As well, we were disappointed with {Hillary Clinton's} calculated opposition to driver’s licenses for the undocumented, which contrasts markedly from the forceful argument in support made by Obama. We understand that this is an extremely controversial issue but we believe there is only one right position and it is that of the senator from Illinois. And, while both senators support comprehensive immigration reform, only Obama has committed to bringing forward new legislation during his first year in office.

It is this commitment to the immigration issue which drove Obama to condemn the malicious lies made during the immigration debate, to understand the need for driver’s licenses, and to defend the rights of undocumented students by co-authoring the DREAM Act. The senator has demonstrated character by maintaining his position despite the hostile political climate.


* On the other hand, the Wall Street Journal reminds us that Hillary Clinton, who keeps bragging about her White House experience, is curiously reluctant to let us see evidence of that experience:


We're referring to the controversy over records at the William J. Clinton Presidential Library, which opened in 2004. At the time, Mrs. Clinton promised that "everything's going to be available." More than three years later, the library that is partly funded by taxpayers has released less than 1% of its records, and the withheld documents include two million pages covering Mrs.
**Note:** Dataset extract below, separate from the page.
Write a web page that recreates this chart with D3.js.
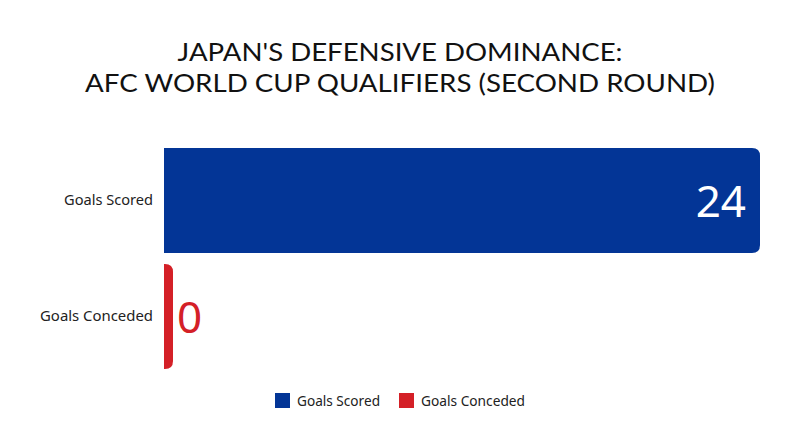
<!DOCTYPE html>
<html><head><meta charset="utf-8">
<script src="https://cdn.jsdelivr.net/npm/d3@7"></script>
<style>
body{margin:0;background:#fff;}
svg{display:block;font-family:"Noto Sans",sans-serif;}
</style></head>
<body>
<svg id="c" width="800" height="447"></svg>
<script>
const categories = ["Goals Scored", "Goals Conceded"];
const values = [24, 0];
const colors = ["#033596", "#D42027"];
const titleLines = ["JAPAN'S DEFENSIVE DOMINANCE:", "AFC WORLD CUP QUALIFIERS (SECOND ROUND)"];

const svg = d3.select("#c");
const x = d3.scaleLinear().domain([0, 24]).range([164, 760]);
const y = d3.scaleBand().domain(categories).range([142.5, 374.5]).paddingInner(0.095).paddingOuter(0.0475);

// title
const titleW = [445, 630];
svg.append("g").selectAll("text").data(titleLines).join("text")
  .attr("x", 400).attr("y", (d,i) => 61 + i*31)
  .attr("text-anchor", "middle")
  .attr("font-family", "Lato").attr("font-size", 25.5).attr("fill", "#111")
  .attr("textLength", (d,i) => titleW[i]).attr("lengthAdjust", "spacingAndGlyphs")
  .text(d => d);

// bars with rounded right corners
const minW = 9, r = 8;
function barPath(x0, x1, y0, h) {
  const w = x1 - x0;
  const rr = Math.min(r, w, h/2);
  return `M${x0},${y0}H${x1-rr}Q${x1},${y0} ${x1},${y0+rr}V${y0+h-rr}Q${x1},${y0+h} ${x1-rr},${y0+h}H${x0}Z`;
}
svg.append("g").selectAll("path").data(categories).join("path")
  .attr("d", (c,i) => barPath(x(0), Math.max(x(values[i]), x(0)+minW), y(c), y.bandwidth()))
  .attr("fill", (c,i) => colors[i]);

// value labels
svg.append("g").selectAll("text").data(categories).join("text")
  .attr("x", (c,i) => values[i] > 2 ? x(values[i]) - 14 : Math.max(x(values[i]), x(0)+minW) + 4)
  .attr("y", (c,i) => y(c) + y.bandwidth()/2 + 16)
  .attr("text-anchor", (c,i) => values[i] > 2 ? "end" : "start")
  .attr("font-size", 44)
  .attr("fill", (c,i) => values[i] > 2 ? "#fff" : colors[i])
  .text((c,i) => values[i]);

// y axis labels
const labW = {"Goals Scored": 89, "Goals Conceded": 113};
const yAxis = d3.axisLeft(y).tickSize(0).tickPadding(11);
const ag = svg.append("g").attr("transform", `translate(${x(0)},0)`).call(yAxis);
ag.select(".domain").remove();
ag.selectAll("text").attr("font-size", 14).attr("fill", "#222").attr("font-family", "Noto Sans")
  .attr("textLength", d => labW[d]).attr("lengthAdjust", "spacingAndGlyphs");

// legend
const legX = [275, 399], legTW = [83, 104];
const lg = svg.append("g").selectAll("g").data(categories).join("g")
  .attr("transform", (c,i) => `translate(${legX[i]},393)`);
lg.append("rect").attr("width", 15).attr("height", 15).attr("fill", (c,i) => colors[i]);
lg.append("text").attr("x", 22).attr("y", 12.5).attr("font-size", 14).attr("fill", "#222")
  .attr("textLength", (c,i) => legTW[i]).attr("lengthAdjust", "spacingAndGlyphs")
  .text(c => c);
</script>
</body></html>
Clinton's White House tenure.

. . .

The National Archives supervises Presidential documents, and in November 2002 Bill Clinton sent a letter asking the Archives to "consider for withholding" any "communications directly between the President and First Lady, and their families, unless routine in nature."

. . .

Mr. Clinton and his surrogates insist that this letter doesn't "block" the release of anything, and the implicit suggestion is that the Archives has discretion to release what it wants. However, a spokeswoman for the Archives in December acknowledged that it had already withheld 2,600 documents in accordance with Mr. Clinton's directive. Adding to suspicions of stonewalling is the fact that the Clintons' liaison with the Archives is none other than Bruce Lindsey. Readers may remember Mr. Lindsey as the longtime Clinton consigliere and keeper of the secrets going back to Arkansas.

. . .

Mrs. Clinton is running for the highest office in the land, and voters have a right to expect that both she and her husband release everything possible about her record, subject to national security and the privacy concerns of third parties. The Clinton White House records may well contain information that would give voters insight into both her political philosophy and character. They could relate to her role (if any) in such scandals as Travelgate and the Marc Rich pardon, plus policy disputes over health care, welfare reform, and Social Security.
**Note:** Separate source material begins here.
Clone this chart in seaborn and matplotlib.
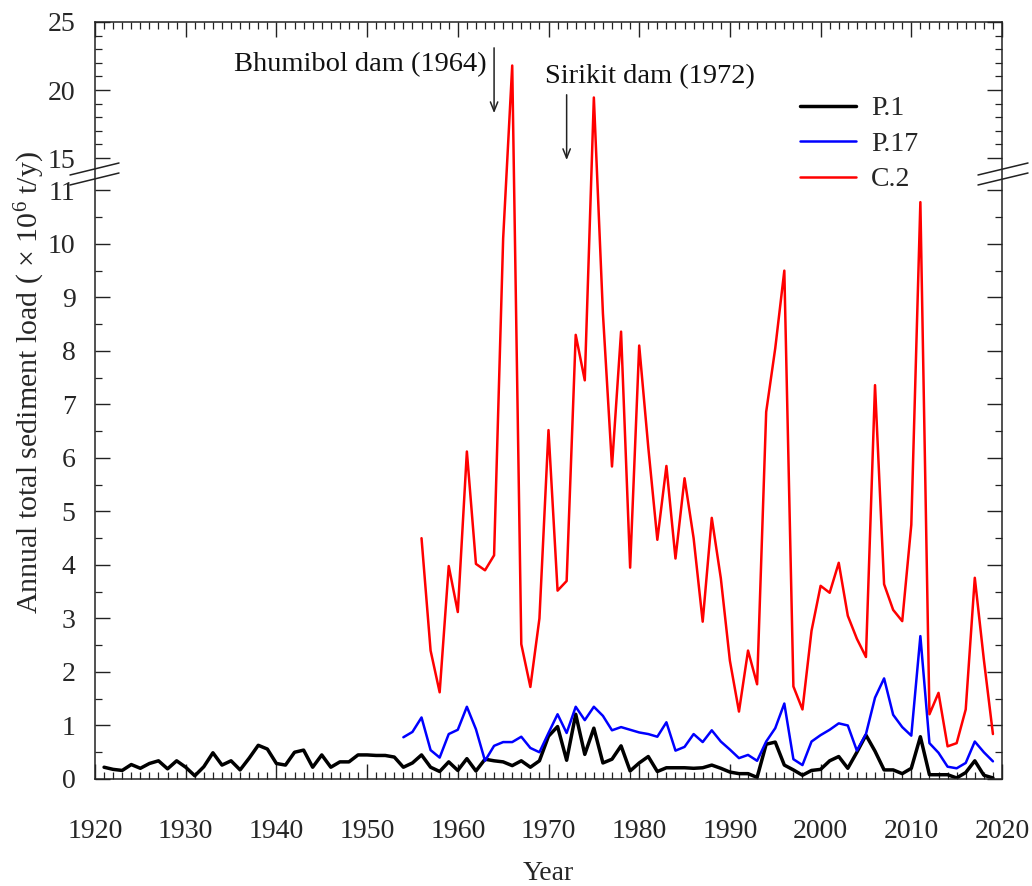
import numpy as np
import matplotlib
matplotlib.use("Agg")
import matplotlib.pyplot as plt
from matplotlib.ticker import FixedLocator, MultipleLocator, FixedFormatter
from matplotlib.lines import Line2D
import seaborn as sns

# ---------------- data ----------------
years_p1 = list(range(1921, 2020))
p1 = [0.22, 0.18, 0.16, 0.27, 0.20, 0.29, 0.34, 0.19, 0.34, 0.22,
      0.06, 0.23, 0.49, 0.26, 0.34, 0.17, 0.39, 0.63, 0.56, 0.29,
      0.26, 0.50, 0.54, 0.22, 0.45, 0.22, 0.32, 0.32, 0.45, 0.45,
      0.44, 0.44, 0.41, 0.22, 0.30, 0.45, 0.22, 0.14, 0.32, 0.16,
      0.38, 0.15, 0.37, 0.34, 0.32, 0.25, 0.34, 0.22, 0.34, 0.80,
      0.98, 0.35, 1.21, 0.46, 0.95, 0.30, 0.37, 0.62, 0.15, 0.30,
      0.42, 0.14, 0.21, 0.21, 0.21, 0.20, 0.21, 0.26, 0.20, 0.13,
      0.10, 0.10, 0.03, 0.65, 0.69, 0.26, 0.17, 0.07, 0.16, 0.18,
      0.34, 0.42, 0.20, 0.50, 0.82, 0.52, 0.17, 0.17, 0.10, 0.20,
      0.79, 0.08, 0.08, 0.08, 0.02, 0.12, 0.34, 0.07, 0.02]

years_p17 = list(range(1954, 2020))
p17 = [0.78, 0.88, 1.15, 0.54, 0.40, 0.84, 0.92, 1.35, 0.93, 0.34,
       0.62, 0.69, 0.69, 0.79, 0.58, 0.50, 0.86, 1.21, 0.86, 1.35,
       1.10, 1.35, 1.18, 0.91, 0.97, 0.92, 0.87, 0.84, 0.79, 1.06,
       0.53, 0.60, 0.84, 0.69, 0.91, 0.70, 0.55, 0.39, 0.45, 0.34,
       0.70, 0.95, 1.41, 0.37, 0.26, 0.70, 0.82, 0.92, 1.04, 1.00,
       0.53, 0.84, 1.52, 1.88, 1.20, 0.97, 0.81, 2.67, 0.67, 0.49,
       0.23, 0.20, 0.30, 0.70, 0.50, 0.33]

years_c2 = list(range(1956, 2020))
c2 = [4.50, 2.40, 1.62, 3.98, 3.12, 6.12, 4.02, 3.90, 4.18, 10.1,
      21.8, 2.52, 1.72, 3.00, 6.52, 3.52, 3.70, 8.30, 7.45, 19.45,
      8.70, 5.84, 8.36, 3.95, 8.10, 6.20, 4.47, 5.85, 4.12, 5.62,
      4.50, 2.94, 4.88, 3.75, 2.21, 1.26, 2.40, 1.77, 6.86, 8.05,
      9.50, 1.73, 1.30, 2.77, 3.61, 3.48, 4.04, 3.05, 2.62, 2.28,
      7.36, 3.64, 3.16, 2.95, 4.75, 10.78, 1.21, 1.61, 0.61, 0.67,
      1.30, 3.76, 2.23, 0.84]

series_names = ["P.1", "P.17", "C.2"]
series_colors = ["black", "#0000ff", "#ff0000"]
series_widths = [2.5, 1.8, 1.8]

x_ticks = [1920, 1930, 1940, 1950, 1960, 1970, 1980, 1990, 2000, 2010, 2020]
y_major = [0, 1, 2, 3, 4, 5, 6, 7, 8, 9, 10, 11, 15, 20, 25]
y_minor = [v / 2 for v in range(1, 22, 2)] + [16, 17, 18, 19, 21, 22, 23, 24]

# ---------------- broken y scale ----------------
LOW_TOP, HIGH_BOT = 11.35, 14.0
R = 13.6 / 53.5


def fwd(v):
    v = np.asarray(v, dtype=float)
    return np.where(v <= LOW_TOP, v,
                    np.where(v >= HIGH_BOT, LOW_TOP + (v - HIGH_BOT) * R,
                             LOW_TOP + (v - LOW_TOP) * 1e-6))


def inv(u):
    u = np.asarray(u, dtype=float)
    return np.where(u <= LOW_TOP, u, HIGH_BOT + (u - LOW_TOP) / R)


# ---------------- style ----------------
sns.set_theme(style="ticks")
plt.rcParams["font.family"] = ["Liberation Serif", "DejaVu Serif"]
plt.rcParams["mathtext.fontset"] = "custom"
plt.rcParams["mathtext.rm"] = "Liberation Serif"
plt.rcParams["mathtext.it"] = "Liberation Serif:italic"
plt.rcParams["mathtext.default"] = "regular"

W, H = 1032, 886
fig = plt.figure(figsize=(W / 100, H / 100), dpi=100)


def fx(px):
    return px / W


def fy(py):
    return 1 - py / H


left, right, top, bottom = 95, 1002, 22, 779
ax = fig.add_axes([fx(left), fy(bottom), fx(right) - fx(left), fy(top) - fy(bottom)])

for xs, ys, c, lw in zip([years_p1, years_p17, years_c2], [p1, p17, c2],
                         series_colors, series_widths):
    sns.lineplot(x=xs, y=ys, ax=ax, color=c, linewidth=lw, estimator=None)

ax.set_yscale("function", functions=(fwd, inv))
ax.set_xlim(1920, 2020)
ax.set_ylim(0, 25)

spine_c = "#222222"
for s in ax.spines.values():
    s.set_color(spine_c)
    s.set_linewidth(1.1)

ax.xaxis.set_major_locator(FixedLocator(x_ticks))
ax.xaxis.set_minor_locator(MultipleLocator(1))
ax.yaxis.set_major_locator(FixedLocator(y_major))
ax.yaxis.set_major_formatter(FixedFormatter([str(v) for v in y_major]))
ax.yaxis.set_minor_locator(FixedLocator(y_minor))
ax.tick_params(which="major", direction="in", length=10.5, width=1.0,
               color=spine_c, labelsize=20, top=True, right=True)
ax.tick_params(which="minor", direction="in", length=5, width=0.9,
               color=spine_c, top=True, right=True)
ax.tick_params(axis="x", which="major", pad=29)
ax.tick_params(axis="y", which="major", pad=14)

# axis labels
ax.set_xlabel("Year", fontsize=20)
ax.xaxis.set_label_coords(fx(548), fy(874), transform=fig.transFigure)
ax.xaxis.label.set_va("center")
ax.set_ylabel("Annual total sediment load ( \u00d7 10$^{6}$ t/y)", fontsize=21.5)
ax.yaxis.set_label_coords(fx(30), fy(383), transform=fig.transFigure)
ax.yaxis.label.set_va("center")

# annotations
arrow_kw = dict(arrowstyle="->,head_length=0.55,head_width=0.22", lw=1.1, color="#222222",
                shrinkA=0, shrinkB=0)
ax.annotate("", xy=(1964, 18.3), xytext=(1964, 23.1), arrowprops=arrow_kw)
ax.annotate("", xy=(1972, 14.85), xytext=(1972, 19.65), arrowprops=arrow_kw)
ax.text(1963.2, 21.85, "Bhumibol dam (1964)", ha="right", va="center", fontsize=20.5,
        color="#111111")
ax.text(1969.6, 20.95, "Sirikit dam (1972)", ha="left", va="center", fontsize=20.5,
        color="#111111")

# legend
handles = [Line2D([0], [0], color=c, lw=lw) for c, lw in zip(series_colors, series_widths)]
ax.legend(handles, series_names, loc="upper left", bbox_to_anchor=(fx(800), fy(96)),
          bbox_transform=fig.transFigure, frameon=False, borderpad=0, borderaxespad=0,
          handlelength=2.0, handletextpad=0.55, labelspacing=0.36, fontsize=20)

# axis break marks
for (x0, y0, x1, y1) in [(70, 175, 119, 163), (70, 185, 119, 173),
                         (978, 175, 1028, 163), (978, 185, 1028, 173)]:
    fig.add_artist(Line2D([fx(x0), fx(x1)], [fy(y0), fy(y1)], transform=fig.transFigure,
                          color="#222222", lw=1.1))

fig.savefig("out.png", dpi=100)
* There was one other link I wanted to share, but I've lost it. In short, an Australian op-ed writer pointed out that recently de-elected Conservative PM Howard instituted an individual-mandate system in Australia along the Clinton lines. The result? No better healthcare, but a much higher burden on the poor. The Romney-Clinton-Edwards healthcare plan amounts to a regressive health tax, one which lies on the poor far more heavily than on the wealthy.

With all the endorsements Obama is getting, I could only hope that would transfer into votes... but please let us not forget Al Gore's endorsement last year of Howard Dean...

... I'm going to vote for Obama in the Democratic primary, but I'm afraid Clinton will get the nomination... in which case I might even vote for McCain, if no write-in appeals to me.